__What needs to be done__.
Quote every line of the data below as it stands, omitting pictures.

---------- Data excerpt

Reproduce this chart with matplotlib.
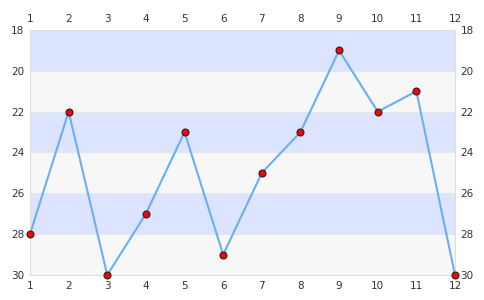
import matplotlib
matplotlib.use("Agg")
import matplotlib.pyplot as plt

months = [1, 2, 3, 4, 5, 6, 7, 8, 9, 10, 11, 12]
values = [28, 22, 30, 27, 23, 29, 25, 23, 19, 22, 21, 30]
yticks = [18, 20, 22, 24, 26, 28, 30]

fig = plt.figure(figsize=(4.85, 3.0), dpi=100)
ax = fig.add_axes([30/485, 25/300, 425/485, 245/300])

# alternating bands
for i in range(len(yticks) - 1):
    col = "#dde4ff" if i % 2 == 0 else "#f7f7f7"
    ax.axhspan(yticks[i], yticks[i+1], color=col, zorder=0, lw=0)
for y in yticks[1:-1]:
    ax.axhline(y, color="#e6e6e6", lw=0.8, zorder=1)

ax.plot(months, values, color="#6aaef5", lw=1.5, zorder=2, clip_on=False)
ax.plot(months, values, "o", ms=5, mfc="#ff0000", mec="#222222", mew=0.8,
        zorder=3, clip_on=False)

ax.set_xlim(1, 12)
ax.set_ylim(30, 18)
ax.set_xticks(months)
ax.set_yticks(yticks)
ax.tick_params(length=0, labelsize=7.5, labelcolor="#333333", pad=4,
               top=True, labeltop=True, right=True, labelright=True)
for s in ax.spines.values():
    s.set_color("#dddddd")
    s.set_linewidth(0.8)

fig.savefig("out.png", dpi=100)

--------------------

__Exercise output__.
Reproduce this chart with matplotlib.
import matplotlib
matplotlib.use("Agg")
import matplotlib.pyplot as plt

months = [1, 2, 3, 4, 5, 6, 7, 8, 9, 10, 11, 12]
values = [28, 22, 30, 27, 23, 29, 25, 23, 19, 22, 21, 30]
yticks = [18, 20, 22, 24, 26, 28, 30]

fig = plt.figure(figsize=(4.85, 3.0), dpi=100)
ax = fig.add_axes([30/485, 25/300, 425/485, 245/300])

# alternating bands
for i in range(len(yticks) - 1):
    col = "#dde4ff" if i % 2 == 0 else "#f7f7f7"
    ax.axhspan(yticks[i], yticks[i+1], color=col, zorder=0, lw=0)
for y in yticks[1:-1]:
    ax.axhline(y, color="#e6e6e6", lw=0.8, zorder=1)

ax.plot(months, values, color="#6aaef5", lw=1.5, zorder=2, clip_on=False)
ax.plot(months, values, "o", ms=5, mfc="#ff0000", mec="#222222", mew=0.8,
        zorder=3, clip_on=False)

ax.set_xlim(1, 12)
ax.set_ylim(30, 18)
ax.set_xticks(months)
ax.set_yticks(yticks)
ax.tick_params(length=0, labelsize=7.5, labelcolor="#333333", pad=4,
               top=True, labeltop=True, right=True, labelright=True)
for s in ax.spines.values():
    s.set_color("#dddddd")
    s.set_linewidth(0.8)

fig.savefig("out.png", dpi=100)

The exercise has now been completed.